─── Data provided ───

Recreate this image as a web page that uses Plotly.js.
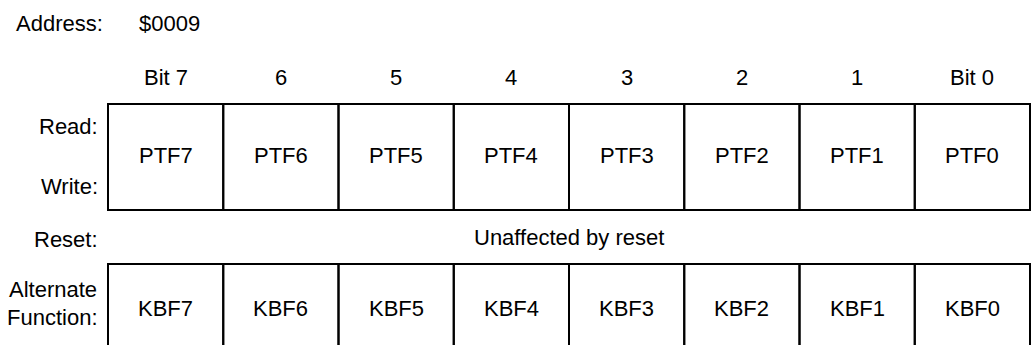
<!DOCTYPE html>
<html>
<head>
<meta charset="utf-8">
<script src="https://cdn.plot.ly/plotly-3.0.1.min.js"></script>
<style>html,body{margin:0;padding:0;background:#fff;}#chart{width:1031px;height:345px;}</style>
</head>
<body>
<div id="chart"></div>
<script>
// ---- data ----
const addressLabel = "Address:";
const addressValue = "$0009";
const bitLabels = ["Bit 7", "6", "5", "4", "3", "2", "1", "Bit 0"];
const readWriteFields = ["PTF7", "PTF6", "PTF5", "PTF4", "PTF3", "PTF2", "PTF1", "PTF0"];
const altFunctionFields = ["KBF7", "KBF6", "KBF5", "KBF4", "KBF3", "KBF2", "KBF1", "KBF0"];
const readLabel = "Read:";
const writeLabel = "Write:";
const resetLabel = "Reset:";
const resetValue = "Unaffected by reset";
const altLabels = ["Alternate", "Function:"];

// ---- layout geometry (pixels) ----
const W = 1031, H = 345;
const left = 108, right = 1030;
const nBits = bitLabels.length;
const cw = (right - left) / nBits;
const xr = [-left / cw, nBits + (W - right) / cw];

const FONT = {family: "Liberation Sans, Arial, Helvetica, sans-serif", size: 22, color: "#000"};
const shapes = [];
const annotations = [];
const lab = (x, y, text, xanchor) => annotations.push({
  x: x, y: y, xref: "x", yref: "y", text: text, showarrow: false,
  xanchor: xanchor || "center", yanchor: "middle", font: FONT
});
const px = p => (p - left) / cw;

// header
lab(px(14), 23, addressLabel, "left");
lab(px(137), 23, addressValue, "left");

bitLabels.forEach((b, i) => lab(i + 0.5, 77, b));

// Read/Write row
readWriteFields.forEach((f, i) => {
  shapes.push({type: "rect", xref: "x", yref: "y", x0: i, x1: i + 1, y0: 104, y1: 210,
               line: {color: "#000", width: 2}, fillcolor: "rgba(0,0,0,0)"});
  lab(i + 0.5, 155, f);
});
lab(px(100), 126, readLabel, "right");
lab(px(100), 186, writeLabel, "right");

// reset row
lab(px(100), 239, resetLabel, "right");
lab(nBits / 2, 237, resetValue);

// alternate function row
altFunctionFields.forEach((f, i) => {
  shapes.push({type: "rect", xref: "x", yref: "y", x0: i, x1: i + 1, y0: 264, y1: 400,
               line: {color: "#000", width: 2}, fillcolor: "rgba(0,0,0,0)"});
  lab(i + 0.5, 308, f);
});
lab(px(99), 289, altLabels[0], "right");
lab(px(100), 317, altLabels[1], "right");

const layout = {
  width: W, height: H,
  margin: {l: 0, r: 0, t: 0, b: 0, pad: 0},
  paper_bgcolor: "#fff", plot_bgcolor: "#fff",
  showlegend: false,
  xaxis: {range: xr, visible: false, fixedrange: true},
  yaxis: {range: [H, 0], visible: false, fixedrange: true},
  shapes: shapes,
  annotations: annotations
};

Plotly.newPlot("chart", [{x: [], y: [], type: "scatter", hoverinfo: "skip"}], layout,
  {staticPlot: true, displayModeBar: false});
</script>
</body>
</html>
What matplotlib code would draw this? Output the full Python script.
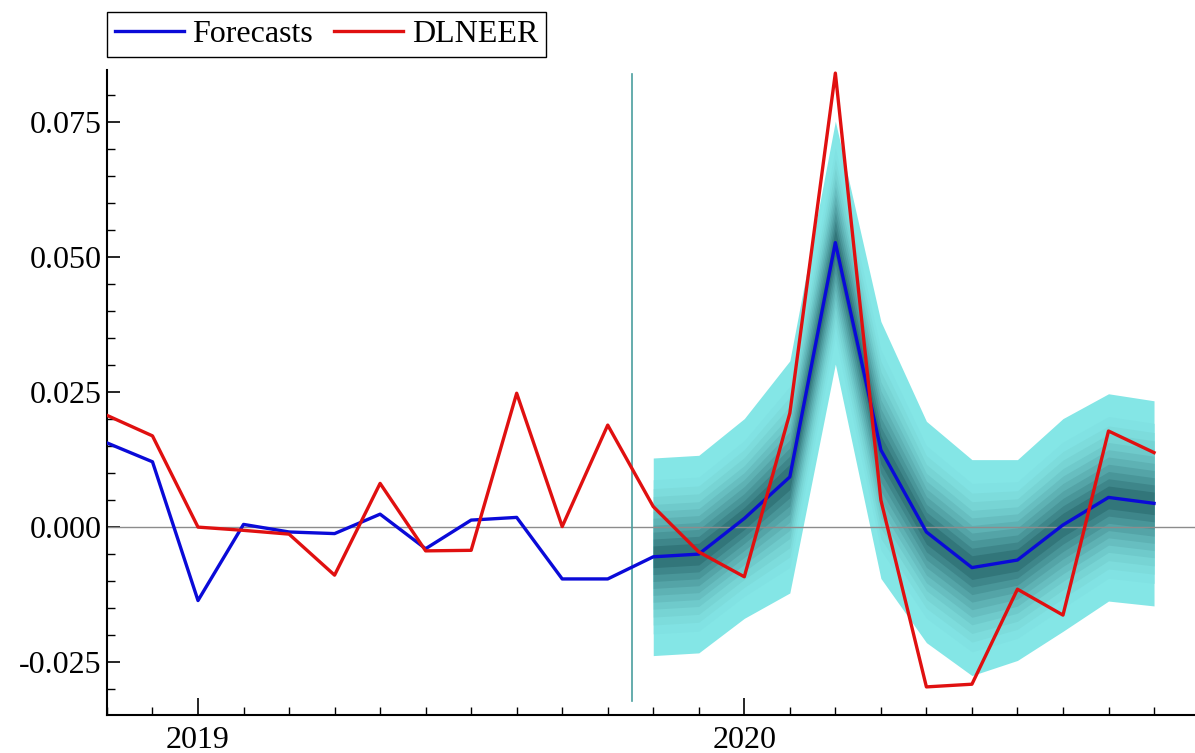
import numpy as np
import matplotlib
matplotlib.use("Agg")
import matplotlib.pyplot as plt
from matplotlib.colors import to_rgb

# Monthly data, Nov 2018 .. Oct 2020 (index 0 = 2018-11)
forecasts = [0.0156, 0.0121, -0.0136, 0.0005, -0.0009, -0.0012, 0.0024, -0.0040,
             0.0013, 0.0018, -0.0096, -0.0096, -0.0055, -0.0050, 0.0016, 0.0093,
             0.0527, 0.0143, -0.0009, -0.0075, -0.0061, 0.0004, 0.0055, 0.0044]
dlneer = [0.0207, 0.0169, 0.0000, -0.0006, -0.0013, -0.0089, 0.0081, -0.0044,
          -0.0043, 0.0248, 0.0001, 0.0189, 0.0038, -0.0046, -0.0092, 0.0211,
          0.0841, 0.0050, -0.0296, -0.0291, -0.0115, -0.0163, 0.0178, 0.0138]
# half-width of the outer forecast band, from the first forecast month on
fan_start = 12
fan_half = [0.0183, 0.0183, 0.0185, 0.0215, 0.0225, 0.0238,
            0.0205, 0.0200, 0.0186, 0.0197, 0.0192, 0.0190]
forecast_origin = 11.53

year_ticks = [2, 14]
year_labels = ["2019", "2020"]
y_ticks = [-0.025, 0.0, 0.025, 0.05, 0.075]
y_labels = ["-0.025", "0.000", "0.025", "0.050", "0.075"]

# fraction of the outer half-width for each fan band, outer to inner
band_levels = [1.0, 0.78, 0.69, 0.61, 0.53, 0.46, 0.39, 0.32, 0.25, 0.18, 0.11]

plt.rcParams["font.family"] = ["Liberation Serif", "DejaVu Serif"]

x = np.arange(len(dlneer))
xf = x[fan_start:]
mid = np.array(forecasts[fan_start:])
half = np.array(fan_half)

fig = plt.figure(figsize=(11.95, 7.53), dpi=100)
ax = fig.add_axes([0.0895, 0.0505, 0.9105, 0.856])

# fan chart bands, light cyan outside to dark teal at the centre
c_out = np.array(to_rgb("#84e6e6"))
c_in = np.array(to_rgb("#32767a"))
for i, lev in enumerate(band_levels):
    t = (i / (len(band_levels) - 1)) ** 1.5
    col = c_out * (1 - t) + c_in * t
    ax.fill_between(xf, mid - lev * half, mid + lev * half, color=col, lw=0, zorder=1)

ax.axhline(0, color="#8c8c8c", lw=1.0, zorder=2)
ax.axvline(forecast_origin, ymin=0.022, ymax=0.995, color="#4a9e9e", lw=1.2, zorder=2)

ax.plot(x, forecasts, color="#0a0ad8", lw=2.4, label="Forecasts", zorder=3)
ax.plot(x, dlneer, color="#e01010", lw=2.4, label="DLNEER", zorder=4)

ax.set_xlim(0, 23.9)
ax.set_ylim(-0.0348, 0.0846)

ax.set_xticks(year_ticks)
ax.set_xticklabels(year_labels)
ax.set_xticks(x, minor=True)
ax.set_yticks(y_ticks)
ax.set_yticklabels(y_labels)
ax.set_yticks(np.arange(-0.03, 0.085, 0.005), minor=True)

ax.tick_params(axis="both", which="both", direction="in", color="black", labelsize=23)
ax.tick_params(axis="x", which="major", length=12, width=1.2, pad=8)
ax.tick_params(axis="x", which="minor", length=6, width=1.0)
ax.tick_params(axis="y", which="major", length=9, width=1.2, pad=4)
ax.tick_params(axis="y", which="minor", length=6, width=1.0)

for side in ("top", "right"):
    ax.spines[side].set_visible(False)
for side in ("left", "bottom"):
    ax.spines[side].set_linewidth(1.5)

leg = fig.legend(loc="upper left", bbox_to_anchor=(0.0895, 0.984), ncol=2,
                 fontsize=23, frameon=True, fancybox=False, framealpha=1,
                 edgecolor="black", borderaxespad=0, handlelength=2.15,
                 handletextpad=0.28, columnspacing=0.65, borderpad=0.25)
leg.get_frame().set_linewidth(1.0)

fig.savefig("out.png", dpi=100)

───

# Required work
Transcribe only the lines above that start at the line containing "What matplotlib code" and end at the line containing "from matplotlib.colors import to_rgb". Omit pictures.

# Result of this task
What matplotlib code would draw this? Output the full Python script.
import numpy as np
import matplotlib
matplotlib.use("Agg")
import matplotlib.pyplot as plt
from matplotlib.colors import to_rgb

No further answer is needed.